PROBLEM REQUIREMENTS: Leaving out every picture, retype the lines below from the top through the one that contains "yticks = [250, 500, 750, 1000]".

DATA SHOWN:

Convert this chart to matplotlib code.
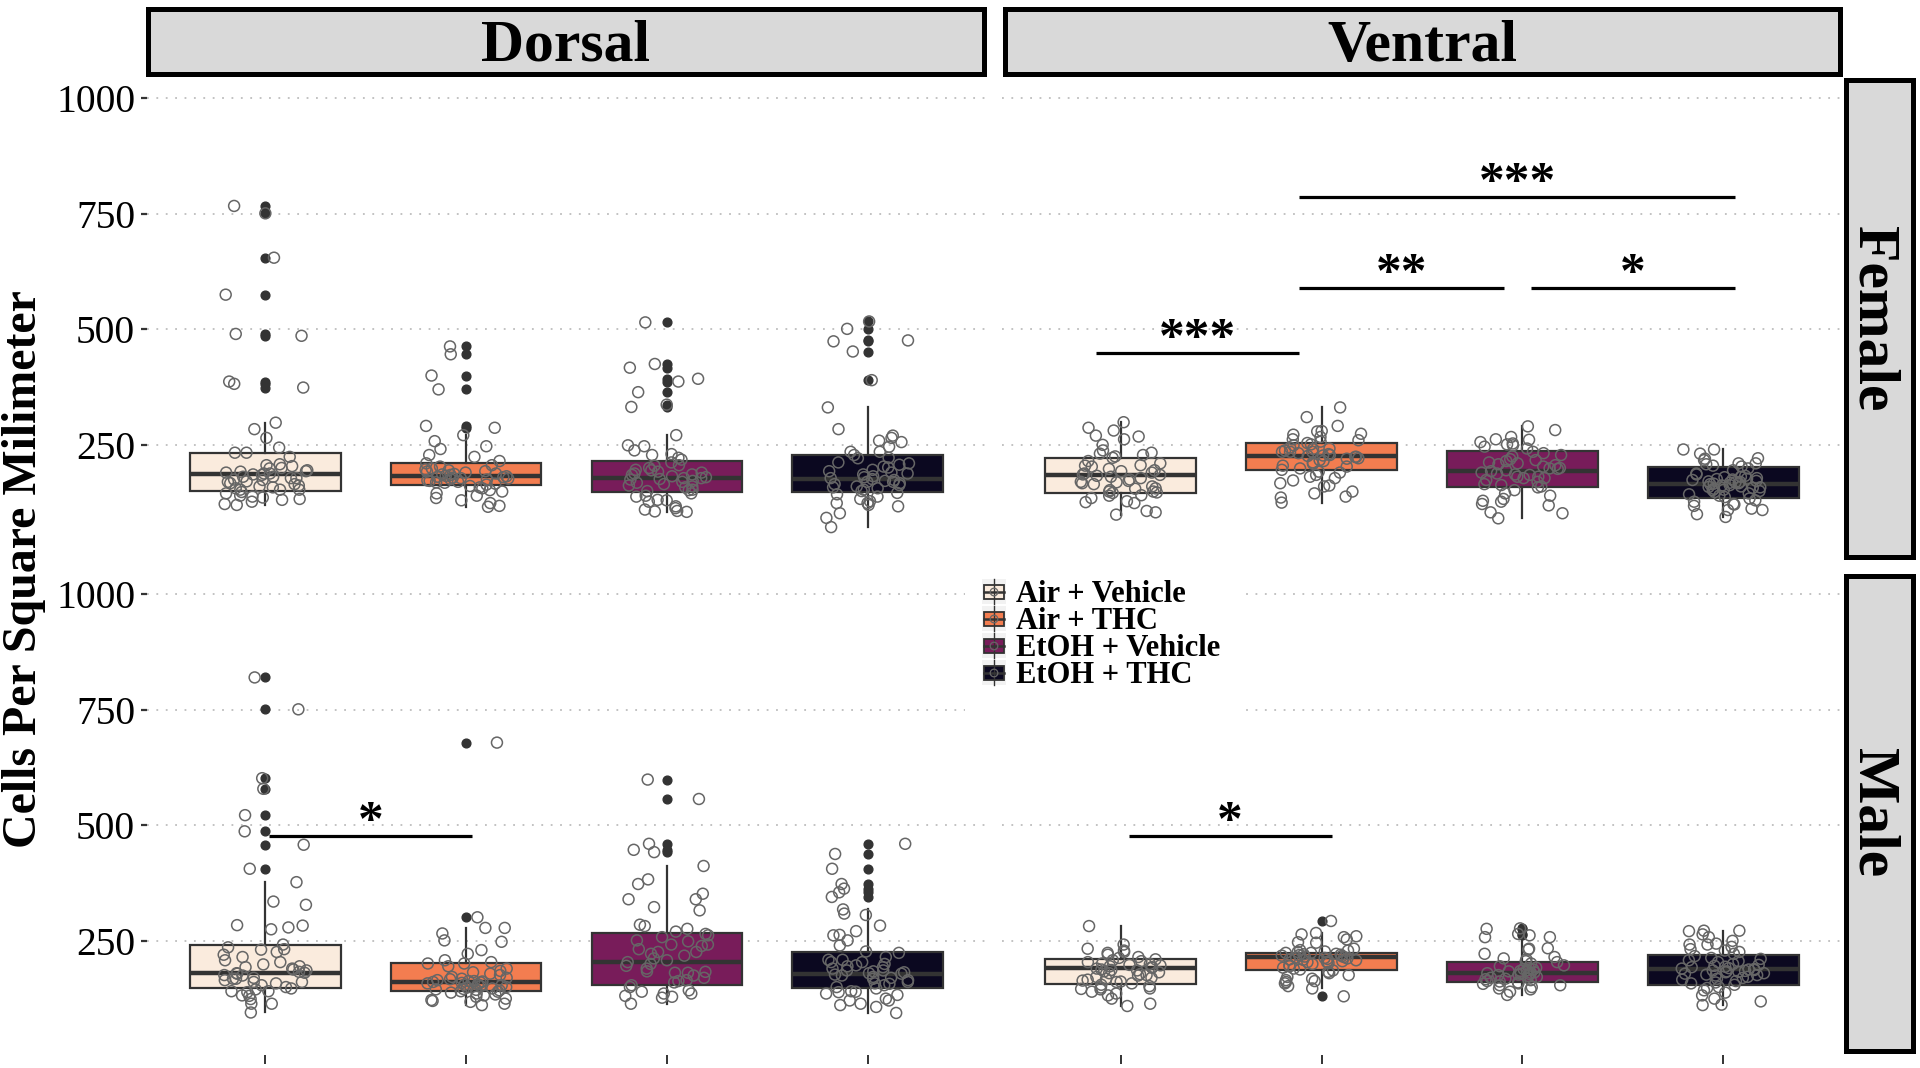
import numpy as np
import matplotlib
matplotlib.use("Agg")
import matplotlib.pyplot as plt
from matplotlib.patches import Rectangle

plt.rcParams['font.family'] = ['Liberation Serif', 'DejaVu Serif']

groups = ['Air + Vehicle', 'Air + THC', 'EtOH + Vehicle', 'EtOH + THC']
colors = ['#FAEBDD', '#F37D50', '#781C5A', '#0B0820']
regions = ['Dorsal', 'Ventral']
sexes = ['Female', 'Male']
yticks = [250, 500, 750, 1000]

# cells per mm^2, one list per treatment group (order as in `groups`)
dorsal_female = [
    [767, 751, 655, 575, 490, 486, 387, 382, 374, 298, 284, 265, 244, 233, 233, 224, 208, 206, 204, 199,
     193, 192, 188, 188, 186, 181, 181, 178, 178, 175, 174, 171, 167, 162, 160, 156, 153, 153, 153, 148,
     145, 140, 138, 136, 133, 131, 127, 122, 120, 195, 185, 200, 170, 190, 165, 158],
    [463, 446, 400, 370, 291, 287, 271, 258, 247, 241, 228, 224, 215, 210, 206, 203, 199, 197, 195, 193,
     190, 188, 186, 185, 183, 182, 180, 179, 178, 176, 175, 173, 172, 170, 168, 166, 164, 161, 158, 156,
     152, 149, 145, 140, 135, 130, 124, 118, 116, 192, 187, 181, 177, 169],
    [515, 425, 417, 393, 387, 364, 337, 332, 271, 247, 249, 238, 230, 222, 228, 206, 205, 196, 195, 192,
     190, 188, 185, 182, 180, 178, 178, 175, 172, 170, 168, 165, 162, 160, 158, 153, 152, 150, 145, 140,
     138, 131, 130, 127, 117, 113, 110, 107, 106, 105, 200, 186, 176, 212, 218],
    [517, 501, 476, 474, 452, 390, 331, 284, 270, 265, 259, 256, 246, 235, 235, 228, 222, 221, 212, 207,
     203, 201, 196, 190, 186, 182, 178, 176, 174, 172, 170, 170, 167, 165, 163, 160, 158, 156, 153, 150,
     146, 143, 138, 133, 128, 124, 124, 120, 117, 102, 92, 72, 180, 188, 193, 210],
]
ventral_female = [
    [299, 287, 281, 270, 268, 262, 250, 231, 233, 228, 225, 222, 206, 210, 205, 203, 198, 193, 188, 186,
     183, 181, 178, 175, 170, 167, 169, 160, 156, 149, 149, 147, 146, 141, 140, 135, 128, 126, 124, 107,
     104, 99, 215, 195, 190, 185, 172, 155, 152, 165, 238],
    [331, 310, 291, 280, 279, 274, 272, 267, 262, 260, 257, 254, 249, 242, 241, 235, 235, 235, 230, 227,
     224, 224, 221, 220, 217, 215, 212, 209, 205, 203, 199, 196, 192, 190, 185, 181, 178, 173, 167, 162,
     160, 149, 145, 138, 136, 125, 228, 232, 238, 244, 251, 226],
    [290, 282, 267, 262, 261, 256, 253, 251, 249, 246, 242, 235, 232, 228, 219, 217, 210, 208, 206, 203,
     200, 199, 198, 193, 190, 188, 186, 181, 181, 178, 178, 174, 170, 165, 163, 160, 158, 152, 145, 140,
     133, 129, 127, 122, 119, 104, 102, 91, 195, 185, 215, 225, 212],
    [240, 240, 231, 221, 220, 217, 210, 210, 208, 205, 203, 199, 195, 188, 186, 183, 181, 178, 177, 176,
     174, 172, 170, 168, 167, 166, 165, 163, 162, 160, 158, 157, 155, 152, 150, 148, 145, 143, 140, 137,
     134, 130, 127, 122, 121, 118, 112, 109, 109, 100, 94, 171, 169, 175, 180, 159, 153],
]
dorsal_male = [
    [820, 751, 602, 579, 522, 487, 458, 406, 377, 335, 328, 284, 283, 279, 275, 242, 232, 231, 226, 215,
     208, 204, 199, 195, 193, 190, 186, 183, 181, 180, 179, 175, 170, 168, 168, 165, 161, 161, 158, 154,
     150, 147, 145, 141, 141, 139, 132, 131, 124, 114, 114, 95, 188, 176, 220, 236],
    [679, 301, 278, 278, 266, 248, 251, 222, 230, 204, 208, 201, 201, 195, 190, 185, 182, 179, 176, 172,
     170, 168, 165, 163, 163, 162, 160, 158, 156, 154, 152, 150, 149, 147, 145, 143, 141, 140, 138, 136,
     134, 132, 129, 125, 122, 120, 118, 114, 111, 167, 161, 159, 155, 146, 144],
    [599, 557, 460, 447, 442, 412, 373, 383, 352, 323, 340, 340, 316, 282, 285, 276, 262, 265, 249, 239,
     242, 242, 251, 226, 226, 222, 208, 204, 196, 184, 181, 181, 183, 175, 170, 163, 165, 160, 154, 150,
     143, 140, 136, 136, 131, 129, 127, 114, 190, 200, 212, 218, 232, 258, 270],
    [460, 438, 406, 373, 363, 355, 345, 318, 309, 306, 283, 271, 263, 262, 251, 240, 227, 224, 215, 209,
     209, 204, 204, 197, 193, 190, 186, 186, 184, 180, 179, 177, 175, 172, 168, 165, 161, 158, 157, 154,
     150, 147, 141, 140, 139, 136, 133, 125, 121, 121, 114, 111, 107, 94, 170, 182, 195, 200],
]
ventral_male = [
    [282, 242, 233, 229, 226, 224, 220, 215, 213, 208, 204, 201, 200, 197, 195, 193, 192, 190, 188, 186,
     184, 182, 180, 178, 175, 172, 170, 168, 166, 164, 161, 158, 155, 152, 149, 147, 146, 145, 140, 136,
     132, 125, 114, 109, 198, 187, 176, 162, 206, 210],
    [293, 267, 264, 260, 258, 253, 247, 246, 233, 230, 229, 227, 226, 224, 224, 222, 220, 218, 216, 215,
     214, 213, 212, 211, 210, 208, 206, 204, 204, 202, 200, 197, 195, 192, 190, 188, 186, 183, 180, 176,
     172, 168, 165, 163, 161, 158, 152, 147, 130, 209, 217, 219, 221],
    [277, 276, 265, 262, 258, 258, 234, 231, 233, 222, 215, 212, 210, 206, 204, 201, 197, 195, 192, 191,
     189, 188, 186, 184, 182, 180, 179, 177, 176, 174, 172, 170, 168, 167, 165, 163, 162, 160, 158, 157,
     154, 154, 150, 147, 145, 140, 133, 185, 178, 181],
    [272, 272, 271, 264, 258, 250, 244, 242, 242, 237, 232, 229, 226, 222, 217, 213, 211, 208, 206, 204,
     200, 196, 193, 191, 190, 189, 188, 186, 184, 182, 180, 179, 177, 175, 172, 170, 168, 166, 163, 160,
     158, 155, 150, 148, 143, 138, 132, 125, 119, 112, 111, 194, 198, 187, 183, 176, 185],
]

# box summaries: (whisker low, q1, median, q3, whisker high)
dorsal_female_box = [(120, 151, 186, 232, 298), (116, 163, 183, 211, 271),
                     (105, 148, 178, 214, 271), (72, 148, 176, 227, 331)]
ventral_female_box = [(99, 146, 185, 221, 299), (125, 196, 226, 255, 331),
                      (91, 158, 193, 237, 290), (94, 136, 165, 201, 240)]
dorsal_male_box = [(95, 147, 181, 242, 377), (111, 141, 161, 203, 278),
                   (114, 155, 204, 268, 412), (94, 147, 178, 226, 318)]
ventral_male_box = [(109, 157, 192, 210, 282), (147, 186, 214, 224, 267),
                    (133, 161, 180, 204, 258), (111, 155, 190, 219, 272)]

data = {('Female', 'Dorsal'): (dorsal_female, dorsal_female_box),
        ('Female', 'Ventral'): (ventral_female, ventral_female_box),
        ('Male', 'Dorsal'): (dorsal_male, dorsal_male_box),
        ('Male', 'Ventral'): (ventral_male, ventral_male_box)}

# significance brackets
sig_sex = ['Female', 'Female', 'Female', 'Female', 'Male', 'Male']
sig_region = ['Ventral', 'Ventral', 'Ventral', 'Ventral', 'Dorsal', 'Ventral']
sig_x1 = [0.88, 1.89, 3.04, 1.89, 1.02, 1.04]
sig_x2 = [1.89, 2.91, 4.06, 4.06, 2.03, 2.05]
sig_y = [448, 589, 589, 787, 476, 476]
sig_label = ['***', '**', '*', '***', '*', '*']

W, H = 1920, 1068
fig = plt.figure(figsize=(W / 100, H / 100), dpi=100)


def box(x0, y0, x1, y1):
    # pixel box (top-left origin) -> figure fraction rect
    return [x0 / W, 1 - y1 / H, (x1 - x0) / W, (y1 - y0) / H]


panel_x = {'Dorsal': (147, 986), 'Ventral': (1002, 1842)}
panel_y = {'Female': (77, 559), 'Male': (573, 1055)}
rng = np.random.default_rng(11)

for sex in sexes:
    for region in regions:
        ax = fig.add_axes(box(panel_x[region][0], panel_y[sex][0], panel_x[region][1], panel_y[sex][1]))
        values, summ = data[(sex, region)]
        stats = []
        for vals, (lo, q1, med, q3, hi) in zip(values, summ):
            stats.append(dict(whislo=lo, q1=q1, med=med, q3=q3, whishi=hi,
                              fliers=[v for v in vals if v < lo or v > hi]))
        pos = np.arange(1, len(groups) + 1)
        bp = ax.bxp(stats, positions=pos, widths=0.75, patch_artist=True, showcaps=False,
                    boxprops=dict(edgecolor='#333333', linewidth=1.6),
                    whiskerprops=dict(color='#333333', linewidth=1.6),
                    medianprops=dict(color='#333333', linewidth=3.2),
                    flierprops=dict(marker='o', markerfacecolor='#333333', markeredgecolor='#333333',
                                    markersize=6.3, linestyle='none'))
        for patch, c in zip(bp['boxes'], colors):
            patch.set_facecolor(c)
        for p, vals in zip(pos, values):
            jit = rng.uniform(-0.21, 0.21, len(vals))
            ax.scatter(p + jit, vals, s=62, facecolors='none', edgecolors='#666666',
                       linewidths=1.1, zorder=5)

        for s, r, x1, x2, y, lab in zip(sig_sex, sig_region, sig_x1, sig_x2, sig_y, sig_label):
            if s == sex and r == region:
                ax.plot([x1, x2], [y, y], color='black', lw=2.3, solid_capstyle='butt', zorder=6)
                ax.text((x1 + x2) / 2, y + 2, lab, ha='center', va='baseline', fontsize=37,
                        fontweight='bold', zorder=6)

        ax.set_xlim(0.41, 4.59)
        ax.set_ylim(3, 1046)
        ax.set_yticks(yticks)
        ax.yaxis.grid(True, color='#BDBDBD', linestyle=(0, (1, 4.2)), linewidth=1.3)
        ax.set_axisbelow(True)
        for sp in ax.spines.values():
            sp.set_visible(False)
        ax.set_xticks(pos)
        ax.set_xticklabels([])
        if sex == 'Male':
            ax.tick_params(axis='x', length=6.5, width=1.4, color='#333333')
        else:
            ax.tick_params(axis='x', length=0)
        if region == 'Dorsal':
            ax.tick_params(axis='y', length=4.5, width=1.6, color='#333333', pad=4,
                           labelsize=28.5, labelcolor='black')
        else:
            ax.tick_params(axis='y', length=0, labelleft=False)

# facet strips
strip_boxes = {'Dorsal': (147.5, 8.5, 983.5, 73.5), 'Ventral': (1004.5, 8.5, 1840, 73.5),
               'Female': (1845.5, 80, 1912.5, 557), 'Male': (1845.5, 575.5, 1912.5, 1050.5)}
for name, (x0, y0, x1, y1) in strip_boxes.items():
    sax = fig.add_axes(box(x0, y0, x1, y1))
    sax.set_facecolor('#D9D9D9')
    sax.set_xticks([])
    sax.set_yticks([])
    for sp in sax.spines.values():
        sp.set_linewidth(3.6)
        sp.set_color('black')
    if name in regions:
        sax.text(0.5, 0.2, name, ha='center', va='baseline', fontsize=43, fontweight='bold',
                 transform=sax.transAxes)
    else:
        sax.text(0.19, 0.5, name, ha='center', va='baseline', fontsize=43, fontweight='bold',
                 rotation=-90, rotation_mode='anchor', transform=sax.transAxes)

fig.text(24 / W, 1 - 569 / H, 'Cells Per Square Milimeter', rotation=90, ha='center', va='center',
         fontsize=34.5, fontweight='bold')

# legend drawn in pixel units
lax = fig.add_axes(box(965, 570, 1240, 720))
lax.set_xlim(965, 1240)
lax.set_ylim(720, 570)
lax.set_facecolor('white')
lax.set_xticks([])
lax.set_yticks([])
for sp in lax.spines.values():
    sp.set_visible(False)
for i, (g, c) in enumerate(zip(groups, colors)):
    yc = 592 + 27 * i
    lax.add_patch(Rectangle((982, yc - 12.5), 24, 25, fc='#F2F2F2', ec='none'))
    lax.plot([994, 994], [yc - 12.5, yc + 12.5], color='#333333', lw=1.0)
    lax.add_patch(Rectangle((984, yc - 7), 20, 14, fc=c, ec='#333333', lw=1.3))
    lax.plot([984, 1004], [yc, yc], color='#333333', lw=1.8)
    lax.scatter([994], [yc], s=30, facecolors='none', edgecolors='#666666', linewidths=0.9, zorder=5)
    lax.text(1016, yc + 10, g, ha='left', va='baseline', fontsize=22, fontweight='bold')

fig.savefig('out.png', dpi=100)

THE OUTPUT:
Convert this chart to matplotlib code.
import numpy as np
import matplotlib
matplotlib.use("Agg")
import matplotlib.pyplot as plt
from matplotlib.patches import Rectangle

plt.rcParams['font.family'] = ['Liberation Serif', 'DejaVu Serif']

groups = ['Air + Vehicle', 'Air + THC', 'EtOH + Vehicle', 'EtOH + THC']
colors = ['#FAEBDD', '#F37D50', '#781C5A', '#0B0820']
regions = ['Dorsal', 'Ventral']
sexes = ['Female', 'Male']
yticks = [250, 500, 750, 1000]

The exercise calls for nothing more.